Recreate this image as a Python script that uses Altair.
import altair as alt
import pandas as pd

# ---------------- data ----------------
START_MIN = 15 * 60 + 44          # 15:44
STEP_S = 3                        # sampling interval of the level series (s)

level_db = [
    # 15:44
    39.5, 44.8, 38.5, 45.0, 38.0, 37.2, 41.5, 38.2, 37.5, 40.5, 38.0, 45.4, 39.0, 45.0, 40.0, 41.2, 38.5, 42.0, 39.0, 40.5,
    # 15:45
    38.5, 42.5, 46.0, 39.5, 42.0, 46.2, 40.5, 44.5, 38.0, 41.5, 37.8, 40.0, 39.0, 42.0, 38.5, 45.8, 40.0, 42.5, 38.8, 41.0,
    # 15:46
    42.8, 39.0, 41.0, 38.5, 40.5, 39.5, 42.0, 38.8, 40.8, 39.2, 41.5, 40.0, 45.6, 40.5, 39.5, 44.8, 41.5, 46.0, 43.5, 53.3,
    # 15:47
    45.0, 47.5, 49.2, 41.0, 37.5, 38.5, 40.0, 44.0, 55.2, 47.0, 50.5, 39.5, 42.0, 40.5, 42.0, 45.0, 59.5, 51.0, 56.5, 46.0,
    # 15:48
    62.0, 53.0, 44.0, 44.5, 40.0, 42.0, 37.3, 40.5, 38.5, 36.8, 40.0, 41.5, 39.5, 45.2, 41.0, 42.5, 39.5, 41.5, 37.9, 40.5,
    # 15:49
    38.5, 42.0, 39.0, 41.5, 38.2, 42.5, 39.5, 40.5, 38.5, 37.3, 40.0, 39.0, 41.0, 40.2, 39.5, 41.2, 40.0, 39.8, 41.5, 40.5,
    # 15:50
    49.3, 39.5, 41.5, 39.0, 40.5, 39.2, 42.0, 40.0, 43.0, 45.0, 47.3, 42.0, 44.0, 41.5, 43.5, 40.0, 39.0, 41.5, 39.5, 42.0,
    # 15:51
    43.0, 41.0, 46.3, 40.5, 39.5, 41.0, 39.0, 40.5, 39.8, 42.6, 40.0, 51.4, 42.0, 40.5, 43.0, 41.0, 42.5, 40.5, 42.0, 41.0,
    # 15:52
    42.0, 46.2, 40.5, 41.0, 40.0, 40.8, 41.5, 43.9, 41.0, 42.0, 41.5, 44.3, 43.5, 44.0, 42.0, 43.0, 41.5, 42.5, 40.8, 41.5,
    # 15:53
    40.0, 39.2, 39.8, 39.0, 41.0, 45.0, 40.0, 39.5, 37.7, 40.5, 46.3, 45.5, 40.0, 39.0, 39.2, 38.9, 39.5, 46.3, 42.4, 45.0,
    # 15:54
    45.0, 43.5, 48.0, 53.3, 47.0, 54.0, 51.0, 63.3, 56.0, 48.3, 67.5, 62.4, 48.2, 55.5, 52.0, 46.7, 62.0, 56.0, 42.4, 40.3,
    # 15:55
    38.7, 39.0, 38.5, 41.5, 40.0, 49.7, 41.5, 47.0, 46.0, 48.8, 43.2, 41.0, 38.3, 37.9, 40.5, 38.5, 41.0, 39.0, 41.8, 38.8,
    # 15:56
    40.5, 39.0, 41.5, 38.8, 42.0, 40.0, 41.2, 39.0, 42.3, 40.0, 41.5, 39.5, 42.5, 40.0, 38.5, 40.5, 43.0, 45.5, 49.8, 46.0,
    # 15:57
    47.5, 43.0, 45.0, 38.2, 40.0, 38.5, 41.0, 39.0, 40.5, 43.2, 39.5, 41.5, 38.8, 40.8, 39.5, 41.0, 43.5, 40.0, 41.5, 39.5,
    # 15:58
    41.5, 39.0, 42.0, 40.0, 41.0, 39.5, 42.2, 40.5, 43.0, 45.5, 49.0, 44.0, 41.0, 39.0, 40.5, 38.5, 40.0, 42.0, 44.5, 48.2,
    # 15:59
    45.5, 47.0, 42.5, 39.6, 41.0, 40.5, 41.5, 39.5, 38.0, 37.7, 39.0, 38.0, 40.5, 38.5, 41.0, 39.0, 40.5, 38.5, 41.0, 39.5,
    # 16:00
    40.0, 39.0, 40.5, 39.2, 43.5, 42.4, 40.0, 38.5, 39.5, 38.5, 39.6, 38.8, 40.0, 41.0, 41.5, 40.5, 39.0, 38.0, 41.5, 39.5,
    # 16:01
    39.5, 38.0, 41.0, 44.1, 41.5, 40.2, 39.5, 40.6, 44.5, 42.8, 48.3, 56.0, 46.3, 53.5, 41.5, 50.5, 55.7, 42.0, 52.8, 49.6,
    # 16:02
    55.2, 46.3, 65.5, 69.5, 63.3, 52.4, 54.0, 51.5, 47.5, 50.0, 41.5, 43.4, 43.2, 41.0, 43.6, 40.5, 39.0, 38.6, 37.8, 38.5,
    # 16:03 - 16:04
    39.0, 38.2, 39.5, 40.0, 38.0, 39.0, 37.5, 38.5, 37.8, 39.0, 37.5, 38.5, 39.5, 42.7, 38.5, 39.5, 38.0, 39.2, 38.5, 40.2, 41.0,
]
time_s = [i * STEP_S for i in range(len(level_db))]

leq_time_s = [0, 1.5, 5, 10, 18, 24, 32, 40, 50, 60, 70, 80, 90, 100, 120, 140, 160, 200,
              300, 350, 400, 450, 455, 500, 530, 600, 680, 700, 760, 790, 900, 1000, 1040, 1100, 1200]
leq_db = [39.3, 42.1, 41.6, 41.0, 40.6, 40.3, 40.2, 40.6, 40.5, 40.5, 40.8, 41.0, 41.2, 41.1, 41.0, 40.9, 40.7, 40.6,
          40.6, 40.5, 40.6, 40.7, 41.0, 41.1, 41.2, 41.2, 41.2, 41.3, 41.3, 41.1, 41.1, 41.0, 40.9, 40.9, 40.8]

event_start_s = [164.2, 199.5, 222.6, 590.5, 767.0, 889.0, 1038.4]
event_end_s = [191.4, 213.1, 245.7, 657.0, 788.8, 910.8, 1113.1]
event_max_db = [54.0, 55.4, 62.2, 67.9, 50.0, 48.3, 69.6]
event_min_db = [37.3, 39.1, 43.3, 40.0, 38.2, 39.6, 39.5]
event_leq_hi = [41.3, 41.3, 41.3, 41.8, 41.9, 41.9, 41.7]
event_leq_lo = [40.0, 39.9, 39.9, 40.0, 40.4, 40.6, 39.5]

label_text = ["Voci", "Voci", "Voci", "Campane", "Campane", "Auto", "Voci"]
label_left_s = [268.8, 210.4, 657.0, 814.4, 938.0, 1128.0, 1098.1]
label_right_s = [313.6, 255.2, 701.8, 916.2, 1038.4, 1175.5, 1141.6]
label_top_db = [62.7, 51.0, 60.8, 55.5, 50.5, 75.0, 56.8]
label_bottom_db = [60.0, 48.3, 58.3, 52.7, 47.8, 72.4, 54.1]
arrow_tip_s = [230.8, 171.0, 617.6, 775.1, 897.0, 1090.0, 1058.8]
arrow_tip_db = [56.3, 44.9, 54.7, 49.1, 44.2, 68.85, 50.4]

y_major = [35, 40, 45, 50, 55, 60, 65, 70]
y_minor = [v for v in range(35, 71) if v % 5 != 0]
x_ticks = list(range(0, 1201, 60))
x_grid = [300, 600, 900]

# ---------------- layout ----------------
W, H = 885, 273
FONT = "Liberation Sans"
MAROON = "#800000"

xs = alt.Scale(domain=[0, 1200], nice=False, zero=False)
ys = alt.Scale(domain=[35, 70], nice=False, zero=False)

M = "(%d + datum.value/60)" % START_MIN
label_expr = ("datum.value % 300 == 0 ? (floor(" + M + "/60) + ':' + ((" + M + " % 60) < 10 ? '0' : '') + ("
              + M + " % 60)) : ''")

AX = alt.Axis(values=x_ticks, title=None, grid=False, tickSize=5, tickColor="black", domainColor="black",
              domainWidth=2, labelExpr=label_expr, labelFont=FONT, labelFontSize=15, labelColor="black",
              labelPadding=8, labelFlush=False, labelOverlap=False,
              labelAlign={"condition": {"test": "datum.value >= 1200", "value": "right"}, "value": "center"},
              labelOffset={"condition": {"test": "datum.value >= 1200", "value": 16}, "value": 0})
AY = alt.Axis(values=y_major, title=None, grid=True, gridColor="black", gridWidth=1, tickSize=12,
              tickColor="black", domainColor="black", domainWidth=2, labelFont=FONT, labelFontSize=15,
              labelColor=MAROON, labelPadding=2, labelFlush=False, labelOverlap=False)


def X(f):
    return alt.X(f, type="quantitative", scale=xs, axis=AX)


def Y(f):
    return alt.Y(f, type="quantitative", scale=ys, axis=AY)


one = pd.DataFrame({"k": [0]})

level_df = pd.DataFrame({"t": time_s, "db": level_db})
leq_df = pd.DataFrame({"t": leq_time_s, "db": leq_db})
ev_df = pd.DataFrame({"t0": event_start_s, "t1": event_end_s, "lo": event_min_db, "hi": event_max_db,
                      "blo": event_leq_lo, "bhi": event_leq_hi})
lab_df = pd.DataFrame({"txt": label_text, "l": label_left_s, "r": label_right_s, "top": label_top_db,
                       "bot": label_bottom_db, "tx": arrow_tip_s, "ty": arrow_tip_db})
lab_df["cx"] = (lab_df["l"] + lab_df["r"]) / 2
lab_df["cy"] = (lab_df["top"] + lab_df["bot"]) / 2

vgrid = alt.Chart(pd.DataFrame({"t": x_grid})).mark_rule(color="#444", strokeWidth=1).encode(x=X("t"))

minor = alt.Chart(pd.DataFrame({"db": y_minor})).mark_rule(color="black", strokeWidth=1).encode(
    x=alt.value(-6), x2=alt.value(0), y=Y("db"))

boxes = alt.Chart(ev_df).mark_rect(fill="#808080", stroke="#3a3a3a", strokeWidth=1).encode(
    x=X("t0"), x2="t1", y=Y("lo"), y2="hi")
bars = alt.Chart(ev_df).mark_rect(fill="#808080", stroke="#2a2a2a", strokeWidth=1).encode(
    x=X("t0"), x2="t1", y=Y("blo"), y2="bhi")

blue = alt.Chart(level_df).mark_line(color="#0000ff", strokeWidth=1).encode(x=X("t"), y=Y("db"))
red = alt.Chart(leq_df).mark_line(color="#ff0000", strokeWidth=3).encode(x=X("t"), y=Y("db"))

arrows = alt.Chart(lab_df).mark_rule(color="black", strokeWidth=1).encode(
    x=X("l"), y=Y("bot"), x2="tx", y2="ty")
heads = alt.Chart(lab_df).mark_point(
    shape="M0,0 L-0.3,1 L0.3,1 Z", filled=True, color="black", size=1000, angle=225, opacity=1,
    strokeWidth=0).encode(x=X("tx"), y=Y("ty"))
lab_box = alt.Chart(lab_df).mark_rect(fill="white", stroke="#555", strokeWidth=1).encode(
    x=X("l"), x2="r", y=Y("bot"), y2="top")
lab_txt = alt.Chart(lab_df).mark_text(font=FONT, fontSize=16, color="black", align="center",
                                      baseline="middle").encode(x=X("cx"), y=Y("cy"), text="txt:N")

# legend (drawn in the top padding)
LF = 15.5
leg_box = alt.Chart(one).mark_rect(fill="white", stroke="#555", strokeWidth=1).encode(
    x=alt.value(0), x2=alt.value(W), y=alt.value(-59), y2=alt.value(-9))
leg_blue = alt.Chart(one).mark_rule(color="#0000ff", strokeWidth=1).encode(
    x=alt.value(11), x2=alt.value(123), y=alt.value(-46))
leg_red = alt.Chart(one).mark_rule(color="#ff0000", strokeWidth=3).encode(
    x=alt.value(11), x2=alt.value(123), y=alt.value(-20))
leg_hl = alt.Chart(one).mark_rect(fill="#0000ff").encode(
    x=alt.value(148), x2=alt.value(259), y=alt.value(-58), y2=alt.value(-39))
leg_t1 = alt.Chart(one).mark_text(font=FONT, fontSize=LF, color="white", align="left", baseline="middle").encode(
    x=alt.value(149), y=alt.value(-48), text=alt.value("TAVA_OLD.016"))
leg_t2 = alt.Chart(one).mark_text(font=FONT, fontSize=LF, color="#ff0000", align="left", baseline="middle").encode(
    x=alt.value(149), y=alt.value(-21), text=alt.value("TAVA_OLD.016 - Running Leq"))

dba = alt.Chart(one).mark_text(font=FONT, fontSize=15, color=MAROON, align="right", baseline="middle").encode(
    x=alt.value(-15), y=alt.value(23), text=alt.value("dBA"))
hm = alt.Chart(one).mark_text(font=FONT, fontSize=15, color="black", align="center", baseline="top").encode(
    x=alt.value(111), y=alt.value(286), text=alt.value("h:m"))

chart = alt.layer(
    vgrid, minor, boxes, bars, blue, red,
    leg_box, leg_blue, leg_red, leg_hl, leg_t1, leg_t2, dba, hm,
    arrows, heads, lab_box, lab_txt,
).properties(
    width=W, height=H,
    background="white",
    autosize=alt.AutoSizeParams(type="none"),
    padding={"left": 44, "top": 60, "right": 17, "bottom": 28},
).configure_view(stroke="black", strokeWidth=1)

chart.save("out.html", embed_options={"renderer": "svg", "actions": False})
_ _ _ _ _ _ _
_Problem_
Quote verbatim the opening lines of the listing above, ending with the line where "level series (s)" appears; include both endpoints and nothing more.

_Response for this exercise_
Recreate this image as a Python script that uses Altair.
import altair as alt
import pandas as pd

# ---------------- data ----------------
START_MIN = 15 * 60 + 44          # 15:44
STEP_S = 3                        # sampling interval of the level series (s)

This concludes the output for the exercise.